Can Medicare-for-all advocates convince voters they’ll replace their health plans with something better?

Published February 22, 2019 7:30AM (EST)

Bernie Sanders, joined by Richard Blumenthal and Kirsten Gillibrand, unveil their Medicare for All legislation to reform health care. (AP/Andrew Harnik)
Bernie Sanders, joined by Richard Blumenthal and Kirsten Gillibrand, unveil their Medicare for All legislation to reform health care. (AP/Andrew Harnik)

This article originally appeared on Kaiser Health News.

Democrats with 2020 presidential aspirations are courting the party’s increasingly influential progressive wing and staking out ambitious policy platforms.

Front and center are three words: Medicare. For. All.

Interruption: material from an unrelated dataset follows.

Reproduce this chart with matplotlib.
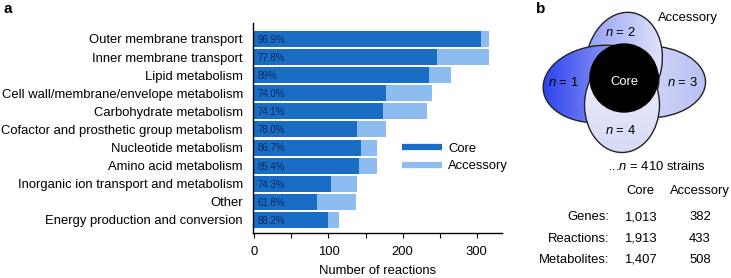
import numpy as np
import matplotlib
matplotlib.use("Agg")
import matplotlib.pyplot as plt
from matplotlib.patches import Ellipse, Circle
from matplotlib.lines import Line2D

plt.rcParams['font.family'] = ['Liberation Sans', 'DejaVu Sans']
plt.rcParams['mathtext.fontset'] = 'custom'
plt.rcParams['mathtext.it'] = 'Liberation Sans:italic'
plt.rcParams['mathtext.rm'] = 'Liberation Sans'

# panel a data
categories = ['Outer membrane transport', 'Inner membrane transport', 'Lipid metabolism',
              'Cell wall/membrane/envelope metabolism', 'Carbohydrate metabolism',
              'Cofactor and prosthetic group metabolism', 'Nucleotide metabolism',
              'Amino acid metabolism', 'Inorganic ion transport and metabolism',
              'Other', 'Energy production and conversion']
core = [306, 246, 236, 177, 173, 139, 144, 141, 103, 85, 100]
accessory = [10, 70, 29, 62, 60, 39, 22, 24, 35, 52, 14]
pct_labels = ['96.9%', '77.8%', '89%', '74.0%', '74.1%', '78.0%', '86.7%',
              '85.4%', '74.3%', '61.8%', '88.2%']

# panel b data
venn_labels = ['$n$ = 1', '$n$ = 2', '$n$ = 3', '$n$ = 4']
table_rows = ['Genes:', 'Reactions:', 'Metabolites:']
table_cols = ['Core', 'Accessory']
core_counts = ['1,013', '1,913', '1,407']
accessory_counts = ['382', '433', '508']
n_strains = 410

W, H = 731, 278
fs = 9.4
core_color = '#1a6dc5'
acc_color = '#8dbdf0'

fig = plt.figure(figsize=(W / 100, H / 100), dpi=100)

# ---- panel a ----
ax = fig.add_axes([252.5 / W, 1 - 233 / H, (502 - 252.5) / W, 210 / H])
y = np.arange(len(categories))
ax.barh(y, core, height=0.88, color=core_color, label='Core')
ax.barh(y, accessory, left=core, height=0.88, color=acc_color, label='Accessory')
for yi, t in zip(y, pct_labels):
    ax.text(4, yi + 0.05, t, fontsize=7, color='#0b2a5c', va='center', ha='left')
ax.set_yticks(y)
ax.set_yticklabels(categories, fontsize=fs)
ax.set_ylim(10.72, -0.88)
ax.set_xlim(-2.5, 334)
ax.set_xticks([0, 100, 200, 300])
ax.set_xticks([50, 150, 250], minor=True)
ax.tick_params(axis='x', which='both', length=3.5, width=0.8, labelsize=fs, pad=6)
ax.tick_params(axis='y', length=0, pad=7)
for s in ['top', 'right']:
    ax.spines[s].set_visible(False)
ax.spines['left'].set_linewidth(1.0)
ax.spines['bottom'].set_linewidth(1.0)
ax.set_xlabel('Number of reactions', fontsize=fs, labelpad=5)

handles = [Line2D([], [], color=core_color, lw=4.5, solid_capstyle='butt'),
           Line2D([], [], color=acc_color, lw=4.5, solid_capstyle='butt')]
fig.legend(handles, ['Core', 'Accessory'], loc='center left',
           bbox_to_anchor=(402 / W, 1 - 157.5 / H), frameon=False, fontsize=fs,
           handlelength=3.1, handletextpad=0.45, labelspacing=0.38,
           borderpad=0, borderaxespad=0)

fig.text(3 / W, 1 - 9 / H, 'a', fontsize=11, fontweight='bold', va='center', ha='left')
fig.text(536 / W, 1 - 9 / H, 'b', fontsize=11, fontweight='bold', va='center', ha='left')

# ---- panel b ----
x0 = 520
bx = fig.add_axes([x0 / W, 0, (W - x0) / W, 1])
bx.set_xlim(x0, W)
bx.set_ylim(H, 0)
bx.axis('off')


def grad_ellipse(cx, cy, w, h, ang, c_from, c_to, direction, z):
    e = Ellipse((cx, cy), w, h, angle=ang, facecolor='none', edgecolor='#222222',
                lw=1.0, zorder=z + 0.5)
    bx.add_patch(e)
    r = max(w, h) / 2 + 2
    n = 200
    t = np.linspace(0, 1, n)
    if direction == 'x':
        g = np.tile(t, (n, 1))
    else:
        g = np.tile(t[:, None], (1, n))
    c0 = np.array(matplotlib.colors.to_rgb(c_from))
    c1 = np.array(matplotlib.colors.to_rgb(c_to))
    img = c0[None, None, :] * (1 - g[..., None]) + c1[None, None, :] * g[..., None]
    im = bx.imshow(img, extent=(cx - r, cx + r, cy + r, cy - r), origin='upper',
                   zorder=z, interpolation='bilinear', aspect='auto')
    im.set_clip_path(e)


grad_ellipse(648, 82, 115, 72, 0, '#e4e7fb', '#b9c1f3', 'x', 1)
grad_ellipse(624, 62, 76, 100, 10, '#8592f1', '#eef0fc', 'x', 2)
grad_ellipse(601, 84, 116, 77, -6, '#2b40ee', '#d0d5f8', 'x', 3)
grad_ellipse(622, 105, 75, 95, 0, '#f4f5fd', '#d4d9f6', 'y', 4)
bx.add_patch(Circle((624, 78), 34, facecolor='black', edgecolor='black', zorder=6))

label_pos = [(563, 82), (620, 32), (682, 82), (620, 130)]
for (lx, ly), t in zip(label_pos, venn_labels):
    bx.text(lx, ly, t, fontsize=fs, ha='center', va='center', zorder=7)
bx.text(624, 82, 'Core', fontsize=fs, color='white', ha='center', va='center', zorder=7)
bx.text(658, 18, 'Accessory', fontsize=fs, ha='left', va='center', zorder=7)

bx.text(657, 166, '...$n$ = %d strains' % n_strains, fontsize=fs, ha='center', va='center')
col_x = [640, 700]
for cxp, t in zip(col_x, table_cols):
    bx.text(cxp, 191, t, fontsize=fs, ha='center', va='center')
for i, lab in enumerate(table_rows):
    ry = 217 + i * 21.5
    bx.text(609, ry, lab, fontsize=fs, ha='right', va='center')
    bx.text(col_x[0], ry, core_counts[i], fontsize=fs, ha='center', va='center')
    bx.text(col_x[1], ry, accessory_counts[i], fontsize=fs, ha='center', va='center')

fig.savefig('out.png', dpi=100)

That simple phrase is loaded with political baggage, and often accompanied by vague promises and complex jargon. Different candidates use it to target different voter blocs, leading to sometimes divergent, even contradictory ideas.

“People are talking about this as a goal, as a commitment, as a value as much as a specific program,” said Celinda Lake, a Democratic pollster.

In championing “Medicare-for-all,” politicians often put forth a general idea: universal health care, or some system in which everyone can afford medical care. But their visions for achieving that vary wildly.

Sometimes Medicare-for-all is meant to promise a single-payer health care system — meaning everyone is covered by one, often government-run health plan. In other cases, politicians who say they support “for all” actually mean “for more.”

Every proposal brings its own trade-offs.

“There’s not just one easy answer to what a single-payer system would do to the United States,” said Jodi Liu, an economist at the nonprofit Rand Corp. who studies single-payer proposals. “What happens depends on how that change is being designed, and how it’s being implemented.”